また佐藤氏によると、日本の市場は他の外国よりも、新規の製品やサービスが顧客の信用を得るまで比較的長い時間がかかるという特性がある。
全ての場合に当てはまるわけではないが、「日本では進出初期に大量の顧客に安売りするとダメになる。それよりも1社でも2社でもいいから少数の優良顧客を積み上げていくことが大事」といった日本市場特有の考え方も、本国に説明する必要があるという。本社側は早期の収益化を望むだろうが、日本では初期に結果を求め過ぎないほうがいいということへの理解を得るのも重要かもしれない。
こうした活動を日々行うことになる日本第一号社員だが、海外企業の中には自社製品やサービスを日本に合わせて変えることについて本社側がよしとしないケースもある。
例えば米国本社で成功した営業プロセスをそのまま日本でも行わなければならない、などという企業だと、一号社員とはいえ入社前の想像より“自由度”が大幅に低いこともあり得る。RGFの中澤氏は、「日本市場にローカライズしてもいいのか、その覚悟は本社側にあるのか、といったことを面接などの際にきちんと聞いたほうがいい」とアドバイスする。
社会情勢や政府方針の変化がカギ。テック企業を中心に、規制分野も注目
では、今後、日本第一号を目指す人たちがウオッチしておくべき業界は何か。まずは先端技術をベースに持つ海外企業は、一定数、変わらず日本市場へ進出してくるとみられる。
例えばコロナ危機の裏で、すでに日本進出の検討が増えているのが、教育とICTを融合させた「EdTech(エドテック)」関連の企業。「オンラインで授業や講座を行うのを支援したり、テレワーク関連のシステムや電子契約のソフトウェアを提供したりする企業が現状をビジネスチャンスと見ているようで、引き合いが増えている」(JETROの大澤氏)という。社会の成熟度の割にICTの普及が進んでいなかった日本が、海外企業にとっては魅力的な市場に映る面があるのかもしれない。
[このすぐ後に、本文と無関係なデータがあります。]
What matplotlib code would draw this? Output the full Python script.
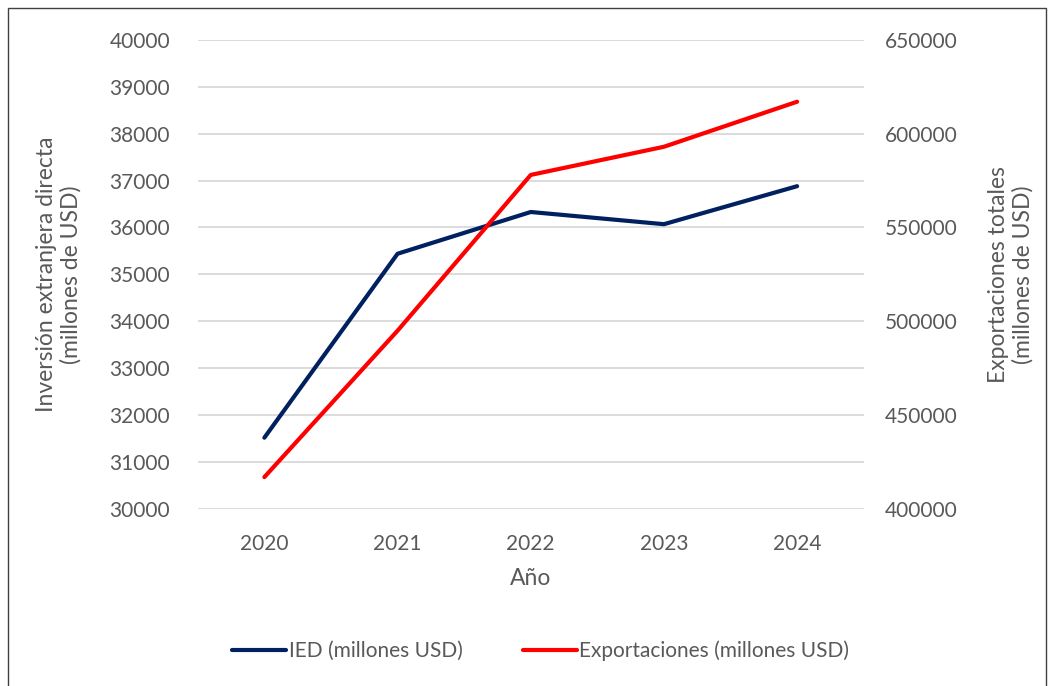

また、RGFの中澤氏は、日本における電子商取引(EC)の増加に伴い、そのデータ量も増えていくためデータセンタービジネスを行う企業の参入も増えると見ている。さらに、「太陽光発電など再生可能エネルギーの発電施設をつくって運用する会社も日本に入ってきている」といい、東日本大震災を機に需要が高まった新エネルギーに関連する会社も日本市場を狙っているようだ。
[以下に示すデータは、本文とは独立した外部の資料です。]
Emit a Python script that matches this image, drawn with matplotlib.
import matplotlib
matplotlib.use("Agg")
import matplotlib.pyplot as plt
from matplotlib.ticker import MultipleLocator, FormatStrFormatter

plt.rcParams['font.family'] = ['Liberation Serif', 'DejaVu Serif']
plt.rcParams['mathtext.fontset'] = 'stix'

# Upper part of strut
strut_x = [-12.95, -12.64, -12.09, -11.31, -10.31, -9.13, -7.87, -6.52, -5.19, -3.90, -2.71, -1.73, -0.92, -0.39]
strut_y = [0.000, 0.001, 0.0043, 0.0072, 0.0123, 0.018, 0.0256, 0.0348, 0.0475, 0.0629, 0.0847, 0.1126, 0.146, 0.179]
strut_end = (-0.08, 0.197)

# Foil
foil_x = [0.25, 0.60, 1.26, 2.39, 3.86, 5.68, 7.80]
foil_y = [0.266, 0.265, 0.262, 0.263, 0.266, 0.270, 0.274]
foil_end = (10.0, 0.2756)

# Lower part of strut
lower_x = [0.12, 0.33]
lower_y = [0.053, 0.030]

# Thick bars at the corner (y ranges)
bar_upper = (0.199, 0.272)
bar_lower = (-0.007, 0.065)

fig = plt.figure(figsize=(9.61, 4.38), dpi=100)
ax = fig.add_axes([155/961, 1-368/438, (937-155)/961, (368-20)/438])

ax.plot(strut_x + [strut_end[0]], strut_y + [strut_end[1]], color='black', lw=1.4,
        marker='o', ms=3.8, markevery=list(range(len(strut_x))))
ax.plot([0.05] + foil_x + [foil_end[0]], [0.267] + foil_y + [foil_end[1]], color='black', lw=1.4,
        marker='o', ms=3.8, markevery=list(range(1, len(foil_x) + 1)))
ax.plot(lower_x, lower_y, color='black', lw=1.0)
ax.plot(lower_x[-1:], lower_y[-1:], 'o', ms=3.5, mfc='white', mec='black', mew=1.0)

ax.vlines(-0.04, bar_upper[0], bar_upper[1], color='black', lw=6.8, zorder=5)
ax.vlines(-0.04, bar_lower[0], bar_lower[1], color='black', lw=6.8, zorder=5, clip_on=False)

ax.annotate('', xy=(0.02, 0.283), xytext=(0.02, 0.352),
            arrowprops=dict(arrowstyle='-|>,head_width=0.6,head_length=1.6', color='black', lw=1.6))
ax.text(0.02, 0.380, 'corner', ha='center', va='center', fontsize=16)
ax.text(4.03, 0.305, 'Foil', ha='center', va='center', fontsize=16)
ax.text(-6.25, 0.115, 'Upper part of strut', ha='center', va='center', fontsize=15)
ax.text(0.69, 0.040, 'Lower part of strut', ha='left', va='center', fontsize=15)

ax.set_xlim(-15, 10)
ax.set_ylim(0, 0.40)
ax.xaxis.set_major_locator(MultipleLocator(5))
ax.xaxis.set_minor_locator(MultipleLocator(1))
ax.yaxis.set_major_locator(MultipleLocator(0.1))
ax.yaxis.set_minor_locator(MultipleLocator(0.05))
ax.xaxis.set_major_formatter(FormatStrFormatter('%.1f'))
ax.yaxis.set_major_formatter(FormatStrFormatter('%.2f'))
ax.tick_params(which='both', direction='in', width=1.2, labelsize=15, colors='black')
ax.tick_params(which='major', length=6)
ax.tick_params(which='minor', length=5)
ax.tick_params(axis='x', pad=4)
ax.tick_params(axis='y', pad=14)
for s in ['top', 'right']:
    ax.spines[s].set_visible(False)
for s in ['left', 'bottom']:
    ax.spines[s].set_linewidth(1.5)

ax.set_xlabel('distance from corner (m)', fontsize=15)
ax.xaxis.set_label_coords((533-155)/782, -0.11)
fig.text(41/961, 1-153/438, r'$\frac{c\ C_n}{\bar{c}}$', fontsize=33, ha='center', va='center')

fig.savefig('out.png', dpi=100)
エネルギーに限らず、こうした行政による規制分野では、規制改革など政府の方針転換によって新たな海外企業の日本上陸が一気に増える可能性を秘める。トライコーの佐藤氏は「医療分野には、海外では認められているのに日本ではやってはいけないということが多く存在している」とし、日本の医療関連市場が持つ可能性を指摘する。また、「アセットマネジメントなど金融業界の日本進出も増加傾向にある」といい、税制改革など菅義偉政権下での変化も注目だ。